Exercise details —
Retype only the lines running from the beginning of the entries below to the line with "plt.rcParams['font.family'] = ['DejaVu Sans']", both included. Do not include pictures.

Input for this task —

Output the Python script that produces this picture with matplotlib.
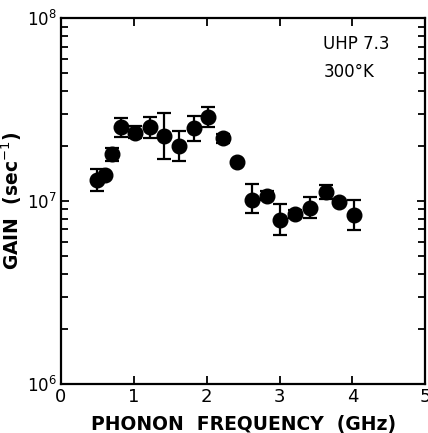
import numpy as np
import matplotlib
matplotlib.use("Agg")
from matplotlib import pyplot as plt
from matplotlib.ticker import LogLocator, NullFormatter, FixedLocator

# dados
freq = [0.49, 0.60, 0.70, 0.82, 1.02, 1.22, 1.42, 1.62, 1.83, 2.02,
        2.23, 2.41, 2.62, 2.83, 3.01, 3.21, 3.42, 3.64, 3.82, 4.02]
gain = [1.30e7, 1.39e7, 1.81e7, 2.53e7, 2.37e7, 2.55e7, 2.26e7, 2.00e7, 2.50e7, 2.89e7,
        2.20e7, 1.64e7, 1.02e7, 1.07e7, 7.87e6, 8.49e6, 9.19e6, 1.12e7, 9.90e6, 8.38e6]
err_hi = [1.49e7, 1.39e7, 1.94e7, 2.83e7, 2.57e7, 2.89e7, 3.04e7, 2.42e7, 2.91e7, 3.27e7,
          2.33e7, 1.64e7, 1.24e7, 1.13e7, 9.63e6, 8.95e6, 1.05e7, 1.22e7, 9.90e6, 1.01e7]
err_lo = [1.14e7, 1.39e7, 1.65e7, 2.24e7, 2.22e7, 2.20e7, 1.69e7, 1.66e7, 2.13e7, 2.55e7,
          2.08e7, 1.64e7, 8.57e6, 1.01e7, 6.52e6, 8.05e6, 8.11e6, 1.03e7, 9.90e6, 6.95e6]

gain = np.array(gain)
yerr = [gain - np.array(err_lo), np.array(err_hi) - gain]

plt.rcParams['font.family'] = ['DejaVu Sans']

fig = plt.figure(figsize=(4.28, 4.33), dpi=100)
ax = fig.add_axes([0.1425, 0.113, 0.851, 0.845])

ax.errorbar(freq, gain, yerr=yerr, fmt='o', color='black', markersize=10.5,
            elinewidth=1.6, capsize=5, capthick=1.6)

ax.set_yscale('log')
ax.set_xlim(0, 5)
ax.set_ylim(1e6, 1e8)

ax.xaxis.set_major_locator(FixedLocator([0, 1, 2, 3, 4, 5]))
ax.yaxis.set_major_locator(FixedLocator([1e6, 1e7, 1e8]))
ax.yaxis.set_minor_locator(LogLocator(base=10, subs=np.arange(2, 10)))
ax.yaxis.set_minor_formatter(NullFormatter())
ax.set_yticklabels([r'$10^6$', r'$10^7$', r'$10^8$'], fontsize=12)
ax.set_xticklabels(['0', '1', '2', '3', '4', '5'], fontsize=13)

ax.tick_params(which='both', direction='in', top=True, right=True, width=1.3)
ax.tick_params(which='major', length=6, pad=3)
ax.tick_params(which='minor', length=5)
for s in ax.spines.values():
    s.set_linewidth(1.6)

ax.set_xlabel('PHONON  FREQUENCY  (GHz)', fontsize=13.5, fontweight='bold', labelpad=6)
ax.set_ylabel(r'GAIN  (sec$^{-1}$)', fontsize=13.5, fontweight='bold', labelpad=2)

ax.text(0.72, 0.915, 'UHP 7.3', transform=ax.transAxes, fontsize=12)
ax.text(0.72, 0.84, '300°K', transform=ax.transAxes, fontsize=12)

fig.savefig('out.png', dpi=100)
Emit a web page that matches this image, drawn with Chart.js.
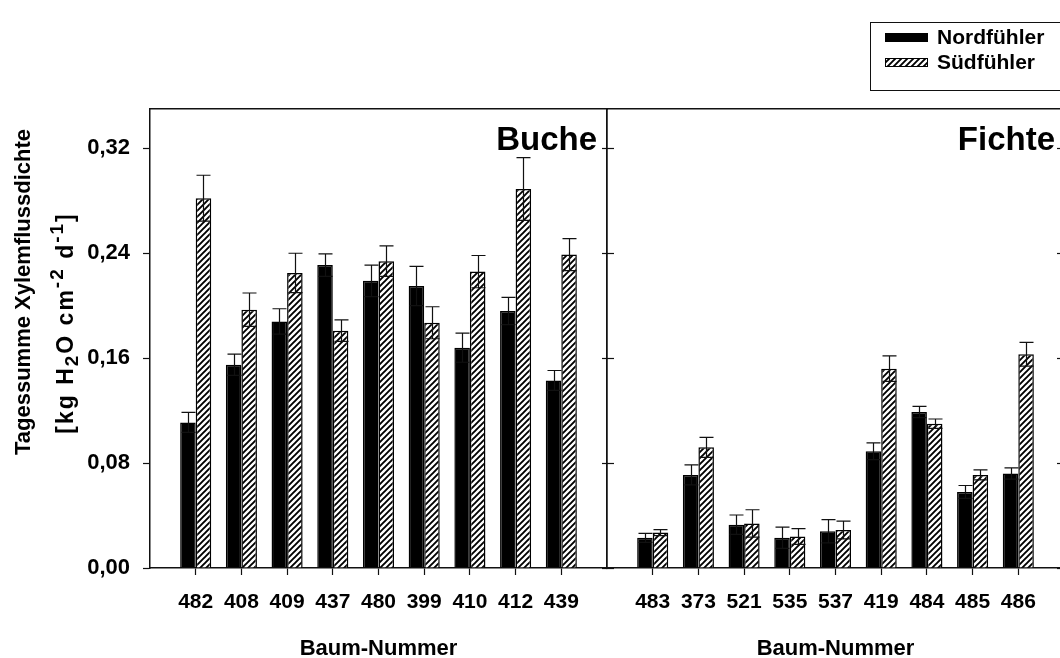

Correct result —
Output the Python script that produces this picture with matplotlib.
import numpy as np
import matplotlib
matplotlib.use("Agg")
from matplotlib import pyplot as plt
from matplotlib.ticker import LogLocator, NullFormatter, FixedLocator

# dados
freq = [0.49, 0.60, 0.70, 0.82, 1.02, 1.22, 1.42, 1.62, 1.83, 2.02,
        2.23, 2.41, 2.62, 2.83, 3.01, 3.21, 3.42, 3.64, 3.82, 4.02]
gain = [1.30e7, 1.39e7, 1.81e7, 2.53e7, 2.37e7, 2.55e7, 2.26e7, 2.00e7, 2.50e7, 2.89e7,
        2.20e7, 1.64e7, 1.02e7, 1.07e7, 7.87e6, 8.49e6, 9.19e6, 1.12e7, 9.90e6, 8.38e6]
err_hi = [1.49e7, 1.39e7, 1.94e7, 2.83e7, 2.57e7, 2.89e7, 3.04e7, 2.42e7, 2.91e7, 3.27e7,
          2.33e7, 1.64e7, 1.24e7, 1.13e7, 9.63e6, 8.95e6, 1.05e7, 1.22e7, 9.90e6, 1.01e7]
err_lo = [1.14e7, 1.39e7, 1.65e7, 2.24e7, 2.22e7, 2.20e7, 1.69e7, 1.66e7, 2.13e7, 2.55e7,
          2.08e7, 1.64e7, 8.57e6, 1.01e7, 6.52e6, 8.05e6, 8.11e6, 1.03e7, 9.90e6, 6.95e6]

gain = np.array(gain)
yerr = [gain - np.array(err_lo), np.array(err_hi) - gain]

plt.rcParams['font.family'] = ['DejaVu Sans']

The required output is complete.